I fell in love in church. It wasn't the first time.
He was sitting across from me, and he was perfect: round headed, bald, floppy-eared. He was wearing an orange and white striped onesie and clutching a plastic giraffe. Six months old, would be my guess. It's the age of enchantment for me, when babies are compact little packages with wide eyes and goofy smiles. When you hold them, they clutch handfuls of your shirt or hair. When you shift them to your hip, they settle comfortably, as though in a padded recliner.
You'd think I had never seen a baby, let alone had a baby. Let alone three sons, and then four grandchildren. I've had plenty of time and ample opportunity to indulge my love of 6-month-olds, plenty of rocking and stroller pushing. Plenty of teething and sleepless nights. Still, they pierce my heart.
It's a kind of watershed, that midpoint in year one. The milky blue gaze of the newborn has focused, now taking in the swirling carnival of light and color, discerning its shapes and rhythms. Voices, once a muddled mass of sound waves, now belong to faces. Arms and legs no longer threaten to fly away if not tightly swaddled. Thumbs and toes are discovered, tasted, found delicious. The looming, oversized creatures who come and go morph into real people.

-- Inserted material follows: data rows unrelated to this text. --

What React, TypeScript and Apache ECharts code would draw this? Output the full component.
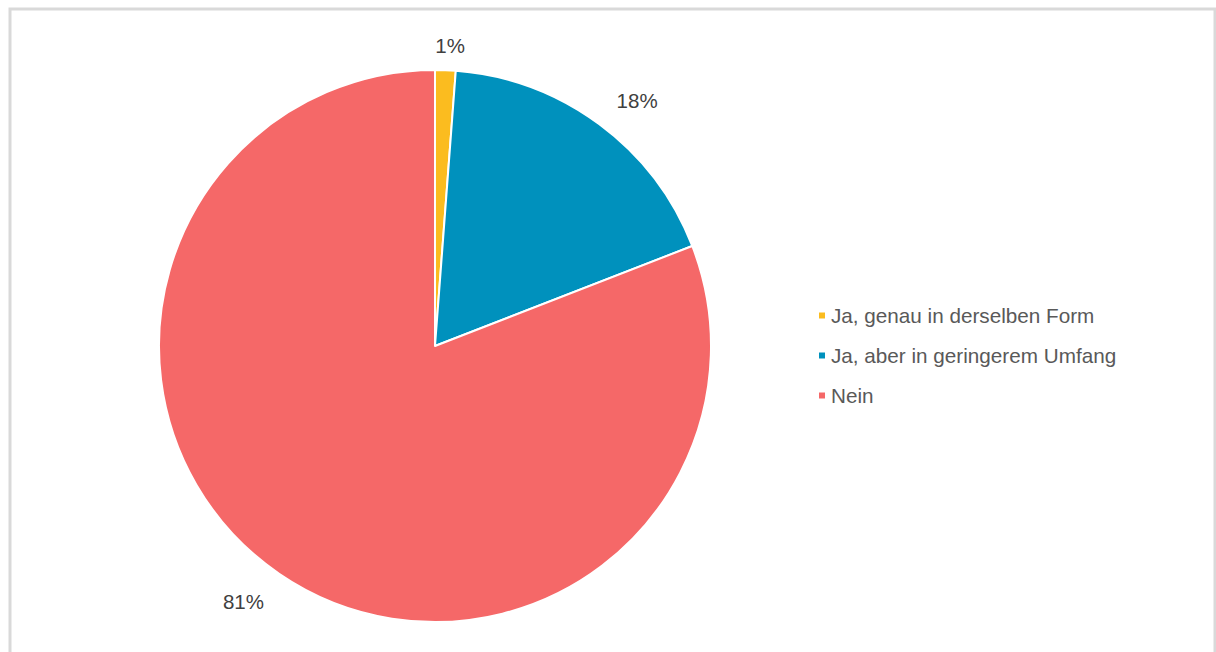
import React, { useEffect, useRef } from "react";
import * as echarts from "echarts";

const categories = [
  "Ja, genau in derselben Form",
  "Ja, aber in geringerem Umfang",
  "Nein",
];
const values = [1.2, 17.9, 80.9];
const labels = ["1%", "18%", "81%"];
const colors = ["#FBBC1F", "#0091BD", "#F56868"];

export default function App() {
  const ref = useRef<HTMLDivElement>(null);
  useEffect(() => {
    if (!ref.current) return;
    const chart = echarts.init(ref.current, undefined, { renderer: "svg" });
    const labelTweaks: any[] = [
      { distanceToLabelLine: -11 },
      {},
      { distanceToLabelLine: -4 },
    ];
    const lineTweaks: any[] = [{ length: 25 }, {}, { length: 34 }];
    chart.setOption({
      animation: false,
      backgroundColor: "#ffffff",
      graphic: [
        {
          type: "rect",
          shape: { x: 10, y: 9, width: 1205, height: 700 },
          style: { fill: "none", stroke: "#d9d9d9", lineWidth: 3 },
          silent: true,
        },
      ],
      legend: {
        orient: "vertical",
        left: 812,
        top: 300,
        itemWidth: 8,
        itemHeight: 8,
        itemGap: 19,
        icon: "rect",
        textStyle: {
          fontFamily: "Liberation Sans, Arial, sans-serif",
          fontSize: 20.7,
          color: "#595959",
        },
        data: categories,
      },
      series: [
        {
          type: "pie",
          center: [435, 346],
          radius: [0, 276],
          startAngle: 90,
          clockwise: true,
          avoidLabelOverlap: false,
          itemStyle: { borderColor: "#ffffff", borderWidth: 2 },
          label: {
            show: true,
            position: "outside",
            distanceToLabelLine: 0,
            fontFamily: "Liberation Sans, Arial, sans-serif",
            fontSize: 20.5,
            color: "#404040",
            formatter: (p: any) => labels[p.dataIndex],
          },
          labelLine: { show: false, length: 29, length2: 0 },
          emphasis: { disabled: true },
          data: categories.map((name, i) => ({
            name,
            value: values[i],
            itemStyle: { color: colors[i] },
            label: labelTweaks[i],
            labelLine: lineTweaks[i],
          })),
        },
      ],
    });
    return () => chart.dispose();
  }, []);
  return (
    <div
      ref={ref}
      style={{ position: "fixed", left: 0, top: 0, width: 1216, height: 652 }}
    />
  );
}
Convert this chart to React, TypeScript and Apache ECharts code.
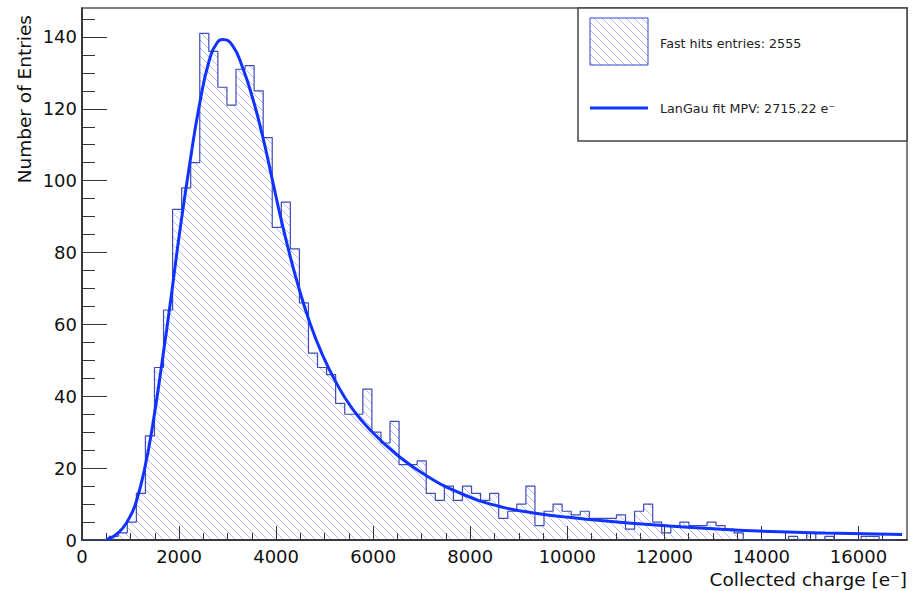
import React, { useEffect, useRef } from "react";
import * as echarts from "echarts";

// ---- Histogram definition (90 bins from 0 to 16800) ----
const HIST_LOW = 0;
const HIST_HIGH = 16800;
const COUNTS = [
  0, 0, 0, 1, 2, 5, 13, 29, 48, 64,
  92, 98, 105, 141, 136, 126, 121, 131, 132, 125,
  112, 87, 94, 81, 66, 52, 48, 46, 38, 35,
  35, 42, 30, 27, 33, 21, 21, 22, 13, 11,
  15, 11, 15, 13, 11, 13, 6, 8, 10, 15,
  4, 8, 10, 8, 7, 8, 6, 6, 6, 7,
  3, 8, 10, 5, 2, 4, 5, 4, 4, 5,
  4, 3, 2, 0, 0, 0, 0, 0, 1, 0,
  2, 0, 1, 0, 0, 0, 1, 1, 0, 0,
];

// ---- LanGau fit curve ----
const FIT_X = [
  500, 650, 840, 1000, 1115, 1286, 1457, 1650, 1835, 2006,
  2212, 2418, 2623, 2795, 2900, 3103, 3309, 3515, 3720, 3926,
  4098, 4270, 4440, 4681, 4955, 5230, 5572, 5984, 6465, 7082,
  7835, 8590, 9276, 10031, 10854, 11883, 12912, 13940, 15313, 16900,
];
const FIT_Y = [
  0.2, 1.0, 3.3, 6.8, 10.5, 19.5, 32, 49.5, 67.5, 85,
  104, 121, 133.5, 138.6, 139.3, 137.6, 131.5, 123, 112.5, 100,
  89.5, 80, 71.5, 61, 51.5, 44, 36.5, 30, 24, 18,
  12.8, 9.4, 7.6, 6.3, 5.2, 4.1, 3.2, 2.5, 1.95, 1.55,
];

// ---- Axes ----
const X_MAX = 17000;
const Y_MAX = 148.05;
const X_MAJOR = [0, 2000, 4000, 6000, 8000, 10000, 12000, 14000, 16000];
const X_MINOR = [
  500, 1000, 1500, 2500, 3000, 3500, 4500, 5000, 5500, 6500, 7000, 7500,
  8500, 9000, 9500, 10500, 11000, 11500, 12500, 13000, 13500, 14500, 15000,
  15500, 16500,
];
const Y_MAJOR = [0, 20, 40, 60, 80, 100, 120, 140];
const Y_MINOR = [
  5, 10, 15, 25, 30, 35, 45, 50, 55, 65, 70, 75, 85, 90, 95, 105, 110, 115,
  125, 130, 135, 145,
];

const LEGEND_HIST = "Fast hits entries: 2555";
const LEGEND_FIT = "LanGau fit MPV: 2715.22 e\u207B";
const X_TITLE = "Collected charge [e\u207B]";
const Y_TITLE = "Number of Entries";

const FONT = "DejaVu Sans";

function hatchPattern() {
  const svg =
    "<svg xmlns='http://www.w3.org/2000/svg' width='8' height='8'>" +
    "<path d='M0,0 L8,8 M-1,7 L1,9 M7,-1 L9,1' stroke='rgb(80,80,250)' stroke-opacity='0.4' stroke-width='1'/>" +
    "</svg>";
  return {
    image: "data:image/svg+xml;charset=utf-8," + encodeURIComponent(svg),
    repeat: "repeat",
    imageWidth: 8,
    imageHeight: 8,
  } as any;
}

export default function App() {
  const ref = useRef<HTMLDivElement>(null);

  useEffect(() => {
    if (!ref.current) return;
    const chart = echarts.init(ref.current, undefined, { renderer: "svg" });

    const w = (HIST_HIGH - HIST_LOW) / COUNTS.length;
    const stepData: number[][] = [[HIST_LOW, 0]];
    COUNTS.forEach((c, k) => stepData.push([HIST_LOW + k * w, c]));
    stepData.push([HIST_HIGH, 0]);

    const fitData = FIT_X.map((x, i) => [x, FIT_Y[i]]);

    const axisColor = "#222";
    const labelStyle = {
      fontFamily: FONT,
      fontSize: 18,
      color: "#111",
    };

    const option: any = {
      animation: false,
      backgroundColor: "#fff",
      grid: {
        left: 82,
        right: 14,
        top: 8,
        bottom: 51,
        show: true,
        borderColor: "#555",
        borderWidth: 1.5,
        backgroundColor: "transparent",
      },
      xAxis: [
        {
          type: "value",
          min: 0,
          max: X_MAX,
          position: "bottom",
          axisLine: { show: true, onZero: false, lineStyle: { color: axisColor, width: 1.5 } },
          axisTick: {
            show: true,
            inside: true,
            length: 14,
            customValues: X_MAJOR,
            lineStyle: { color: "#333", width: 1 },
          },
          axisLabel: {
            ...labelStyle,
            customValues: X_MAJOR,
            margin: 7,
            formatter: (v: number) => String(v),
          },
          splitLine: { show: false },
        },
        {
          type: "value",
          min: 0,
          max: X_MAX,
          position: "bottom",
          axisLine: { show: false },
          axisTick: {
            show: true,
            inside: true,
            length: 7,
            customValues: X_MINOR,
            lineStyle: { color: "#333", width: 1 },
          },
          axisLabel: { show: false },
          splitLine: { show: false },
        },
      ],
      yAxis: [
        {
          type: "value",
          min: 0,
          max: Y_MAX,
          position: "left",
          axisLine: { show: true, onZero: false, lineStyle: { color: axisColor, width: 1.5 } },
          axisTick: {
            show: true,
            inside: true,
            length: 25,
            customValues: Y_MAJOR,
            lineStyle: { color: "#333", width: 1 },
          },
          axisLabel: {
            ...labelStyle,
            customValues: Y_MAJOR,
            margin: 5,
            formatter: (v: number) => String(v),
          },
          splitLine: { show: false },
        },
        {
          type: "value",
          min: 0,
          max: Y_MAX,
          position: "left",
          axisLine: { show: false },
          axisTick: {
            show: true,
            inside: true,
            length: 13,
            customValues: Y_MINOR,
            lineStyle: { color: "#333", width: 1 },
          },
          axisLabel: { show: false },
          splitLine: { show: false },
        },
      ],
      series: [
        {
          type: "line",
          name: LEGEND_HIST,
          data: stepData,
          step: "end",
          symbol: "none",
          xAxisIndex: 0,
          yAxisIndex: 0,
          lineStyle: { color: "#3d4bb5", width: 1.2 },
          areaStyle: { color: hatchPattern(), opacity: 1 },
          z: 2,
        },
        {
          type: "line",
          name: LEGEND_FIT,
          data: fitData,
          smooth: 0.5,
          symbol: "none",
          xAxisIndex: 0,
          yAxisIndex: 0,
          lineStyle: { color: "#1133ff", width: 3 },
          z: 3,
        },
      ],
      graphic: [
        {
          type: "rect",
          z: 100,
          shape: { x: 578, y: 8, width: 329, height: 133 },
          style: { fill: "#fff", stroke: "#444", lineWidth: 1.5 },
        },
        {
          type: "rect",
          z: 101,
          shape: { x: 590, y: 18, width: 58, height: 47 },
          style: { fill: hatchPattern(), stroke: "#3344cc", lineWidth: 1 },
        },
        {
          type: "line",
          z: 101,
          shape: { x1: 590, y1: 108, x2: 648, y2: 108 },
          style: { stroke: "#1133ff", lineWidth: 3 },
        },
        {
          type: "text",
          z: 101,
          x: 660,
          y: 43,
          style: {
            text: LEGEND_HIST,
            fontFamily: FONT,
            fontSize: 12.7,
            fill: "#222",
            verticalAlign: "middle",
          },
        },
        {
          type: "text",
          z: 101,
          x: 660,
          y: 108,
          style: {
            text: LEGEND_FIT,
            fontFamily: FONT,
            fontSize: 12.7,
            fill: "#222",
            verticalAlign: "middle",
          },
        },
        {
          type: "text",
          z: 101,
          x: 907,
          y: 579,
          style: {
            text: X_TITLE,
            fontFamily: FONT,
            fontSize: 18.5,
            fill: "#111",
            align: "right",
            verticalAlign: "middle",
          },
        },
        {
          type: "text",
          z: 101,
          x: 24,
          y: 15,
          rotation: Math.PI / 2,
          style: {
            text: Y_TITLE,
            fontFamily: FONT,
            fontSize: 18.5,
            fill: "#111",
            align: "right",
            verticalAlign: "middle",
          },
        },
      ],
    };

    chart.setOption(option);
    return () => chart.dispose();
  }, []);

  return (
    <div
      ref={ref}
      style={{ position: "fixed", left: 0, top: 0, width: 921, height: 591, background: "#fff" }}
    />
  );
}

The baby in church commutes from one set of willing arms to another: mother, father, grandfather taking turns at keeping him reasonably happy and quiet. Each grownup has a particular entertainment style, and I watch the transition from jiggling to bouncing to sideways swaying and the corresponding little crows of delight. I could not tell you what the sermon was about, but I feel a rush of reverence, and a certain longing.
It's not that I want the full-time care of a tiny child again. Raising children is a young person's business, my late father used to say, and he was right. I was a mother at 21, green as grass. What I lacked in experience, I made up in boundless energy. In those innocent pre-Internet days, I didn't know how little I knew. Still, I could function on an hour of sleep a night. I could read a baby's cries like a book: hungry, tired, wet, sick. I could walk into a room and elicit a toothless smile worth more than the Hope diamond. I didn't know much, but somehow it was enough.
What I long for is that clarity of vocation, the uncompromising job description, the non-negotiable daily deliverables. I long for a time when being present wasn't the most important thing. It was the only thing.
Little children, little problems. That was the succinct wisdom of the grandmothers on the playground bench when I grumbled about my three under the age of 6. The baby in church becomes the daredevil 8-year-old, the mouthy 12, the sullen teenager. There are whole years when the smile that once illuminated your days seems to vanish behind a cloud of gray adolescent angst. Then it is only the sense memory of a 6-month-old's starfish hand on your cheek that keeps you steady and moving forward.
I catch the baby's eye, smile, waggle my fingers in a silly wave. He studies me, sucks meditatively on a set of plastic keys. And then, bouncing upright, he grins at me across the aisle. It feels like a bona fide spiritual experience, as though in this Sunday morning hour I have traveled through a lifetime. We look at each other, and he waves his keys, and the organ starts the closing hymn as somewhere, a door opens.